Barry Chernoff, the Robert F. Schumann Professor of Environmental Studies, has the look of someone who has just received everything they’d wanted – happiness combined with the realization of how much work there is ahead.
“Be careful what you wish for,” he said with a laugh while describing the ambitious goals that will be realized by the recent $2 million grant from the Robert F. Schumann Foundation to support sustainability initiatives at the Robert F. Schumann Institute of the College of the Environment, at Wesleyan, and in the surrounding region.
The goals include building a network of local community non-governmental organizations (NGOs) that specialize in food security, environmental justice, and sustainability; financial support for 5th year M.A. students; paid internships for Wesleyan students to learn day-to-day operations in these organizations; and serving as the coordinator for these communities to share information with each other, their communities, and the Wesleyan campus from students to faculty. There will be biannual workshopsled by local organizations on how they promote urban farming and what it takes to make the organization successful, as well as a yearly Symposium that will be held over the next five years.
This all begins with building the network. Chernoff has already begun working with KNOX Hartford, an urban farming initiative that partners residents with business and government to bring sustainability and healthy food to Hartford, with others to be announced. The student internships will take place Summer of 2023.
“We hope to contribute to the wonderful work these organizations are doing, and through our collaboration we can inspire our students to make a better world,” Chernoff said.

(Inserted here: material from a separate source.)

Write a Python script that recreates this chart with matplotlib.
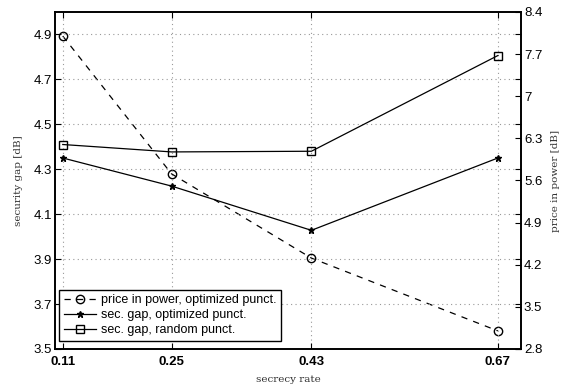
import matplotlib
matplotlib.use("Agg")
import matplotlib.pyplot as plt

rates = [0.11, 0.25, 0.43, 0.67]
price_power = [8.0, 5.71, 4.31, 3.10]
gap_opt = [4.35, 4.225, 4.028, 4.35]
gap_rand = [4.41, 4.377, 4.38, 4.806]

left_ticks = [3.5, 3.7, 3.9, 4.1, 4.3, 4.5, 4.7, 4.9]
right_ticks = [2.8, 3.5, 4.2, 4.9, 5.6, 6.3, 7.0, 7.7, 8.4]
right_labels = ["2.8", "3.5", "4.2", "4.9", "5.6", "6.3", "7", "7.7", "8.4"]

fig = plt.figure(figsize=(5.61, 3.86), dpi=100)
ax = fig.add_axes([0.098, 0.096, 0.831, 0.873])
ax2 = ax.twinx()

tickfont = dict(family="Liberation Sans", size=9.5, weight="bold")

l2, = ax.plot(rates, gap_opt, color="black", lw=0.9, marker="*", ms=4.5,
              mfc="black", mec="black")
l3, = ax.plot(rates, gap_rand, color="black", lw=0.9, marker="s", ms=6,
              mfc="none", mec="black")
l1, = ax2.plot(rates, price_power, color="black", lw=0.9, ls=(0, (5, 5)),
               marker="o", ms=6, mfc="none", mec="black")

ax.set_xlim(0.1, 0.70)
ax.set_ylim(3.5, 5.0)
ax2.set_ylim(2.8, 8.4)
ax.set_xticks(rates)
ax.set_xticklabels(["0.11", "0.25", "0.43", "0.67"], fontdict=tickfont)
ax.set_yticks(left_ticks)
ax.set_yticklabels(["%.1f" % v for v in left_ticks], family="Liberation Sans", size=9.5)
ax2.set_yticks(right_ticks)
ax2.set_yticklabels(right_labels, family="Liberation Sans", size=9.5)

ax.grid(True, color="#999999", ls=(0, (1, 3)), lw=0.8)
ax.tick_params(direction="in", top=True, right=True, length=4, pad=2)
ax.tick_params(axis="x", pad=5)
ax2.tick_params(direction="in", length=4, pad=2)

for a in (ax, ax2):
    for s in a.spines.values():
        s.set_linewidth(1.2)

ax.set_xlabel("secrecy rate", family="DejaVu Serif", size=7.5, color="#333333", labelpad=5)
ax.set_ylabel("security gap [dB]", family="DejaVu Serif", size=7.5, color="#333333", labelpad=8)
ax2.set_ylabel("price in power [dB]", family="DejaVu Serif", size=7.5, color="#333333", labelpad=6)

leg = ax.legend([l1, l2, l3],
                ["price in power, optimized punct.",
                 "sec. gap, optimized punct.",
                 "sec. gap, random punct."],
                loc="lower left", bbox_to_anchor=(0.009, 0.024),
                prop=dict(family="Liberation Sans", size=9.0),
                fancybox=False, framealpha=1, edgecolor="black",
                borderaxespad=0.0, handlelength=2.6, borderpad=0.35,
                labelspacing=0.25, handletextpad=0.4)
leg.get_frame().set_linewidth(1.0)
ax.set_zorder(ax2.get_zorder() + 1)
ax.patch.set_visible(False)

fig.savefig("out.png", dpi=100)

The Symposium theme will be food security and environmental justice. The event will be an opportunity for the organizations to network and discuss best practices, commonalities of approaches, and have Wesleyan students learn from the organizations themselves. The Symposium presenters will come from the networks’ commendations of people they want to hear from.
Chernoff sees it as a way to facilitate the network, a way for Wesleyan to create a space for those working day to day in urban farming, environmental justice, and sustainability to connect with each other. “I see it as an opportunity for Wesleyan students to learn from folks who are doing the work. How do they make it work? This education for Wesleyan students will at minimum create responsible citizens, at most it will have a multiplicative effect,” Chernoff said.
In addition, Chernoff will hire a professor of the practice to teach undergraduate courses in the areas of environmental justice and food security.
If this sounds like a lot, it is, but Chernoff is adamant about the importance of this initiative. “The mission of the College of the Environment is to change the world. We are not afraid to fail, but we are afraid not to try,” he said.